Desperation is Unappealing
It is absolutely wonderful to know what you want, however wanting a partner, relationship or marriage is very different than NEEDING them. When you bring a needy or desperate vibe into dating, you are likely to rush the natural flow of forming a relationship, overlook red flags and most importantly, you are likely to turn off potential partners. You might engage in clingy behaviors, act out when someone you are newly dating doesn’t respond right away, etc. Be empowered to go after what you want and be confident in achieving it.
It's Not Magic
One day my Prince will come is only for fairy tales and Disney movies. You can't just wait around and hope your dream partner finds you. You have to actually put effort into finding love. Too often singles believe they don't have to do much to attract a partner. If you have a dating profile but don't respond to messages for long periods of time, say no to friends trying to hook you up or never having time for dating is sending the wrong signals. Take risks in love and actively look for what you want in your life.
Don't Try to Change Someone
It could feel like the right thing to do; someone has contacted you and they seem almost a good fit if only they'd change this or that about themselves. And then you begin to think that they will change or that you could somehow convince them to change. Don't. Just don't. No one will change just for you. They have to do it for themselves. Make sure you are seeking a good fit for you, and not trying to jam a round peg into a square hole.

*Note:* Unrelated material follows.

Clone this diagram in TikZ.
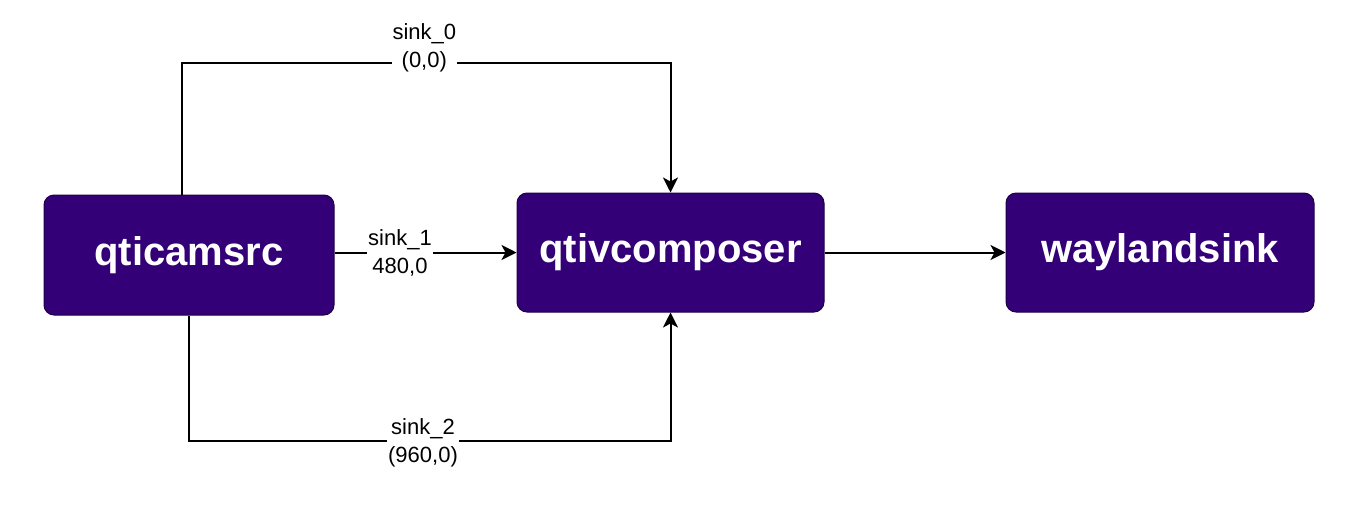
\documentclass[tikz,border=0pt]{standalone}
\usepackage{fontspec}
\setmainfont{Liberation Sans}
\usepackage{tikz}
\usetikzlibrary{arrows.meta}
\definecolor{boxfill}{HTML}{330077}
\definecolor{boxline}{HTML}{1E0048}

\begin{document}
\begin{tikzpicture}[x=1pt,y=-1pt]
\tikzset{ElementStyle/.style={draw=boxline, line width=1pt, fill=boxfill, rounded corners=10pt,
    text=white, font=\fontsize{40}{44}\selectfont\bfseries}}
\tikzset{PadStyle/.style={fill=white, align=center, inner sep=1pt,
    font=\fontsize{22}{28}\selectfont}}
\tikzset{LinkStyle/.style={line width=2pt, -{Stealth[length=15pt,width=15pt,inset=4pt]}}}
\useasboundingbox (0,0) rectangle (1352,507);
\node[ElementStyle, minimum width=290pt, minimum height=120pt] (src) at (189,255) {qticamsrc};
\node[ElementStyle, minimum width=307pt, minimum height=119pt] (comp) at (670.5,252.5) {qtivcomposer};
\node[ElementStyle, minimum width=308pt, minimum height=119pt] (sink) at (1160,252.5) {waylandsink};
\draw[LinkStyle] ([xshift=-7pt]src.north) -- ++(0,-132) -| node[PadStyle, pos=0.248, yshift=15pt] (pad0) {sink\_0\\(0,0)} (comp.north);
\draw[LinkStyle] (src.east |- comp.west) -- node[PadStyle, pos=0.36] (pad1) {sink\_1\\480,0} (comp.west);
\draw[LinkStyle] (src.south) -- ++(0,125) -| node[PadStyle, pos=0.243, yshift=-2pt] (pad2) {sink\_2\\(960,0)} (comp.south);
\draw[LinkStyle] (comp.east) -- (sink.west);
\end{tikzpicture}
\end{document}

Lastly, dating should be embraced as a part of your life, a phase that everyone has to go through at least once and you should enjoy it for what it is. You get to meet people, explore your own self and reach for the stars that are in your future. Take what joy you can in the process and you'll be more uplifted and happy while single than those that doesn't see any value in their life unless they have a partner.
There's nothing wrong with you if you are single for awhile. It just means you're exploring your options and trying to find that perfect fit. You will too; there are out there looking for you so go find them!
- What does your online profile say about you? If you can't review it objectively, have a friend read it and give you some constructive criticism.
- How do you feel about online dating? How do you go about dating if online isn't the arena for you?
- Why did your last date fail? What can you learn about it to help you in the future to avoid that same situation?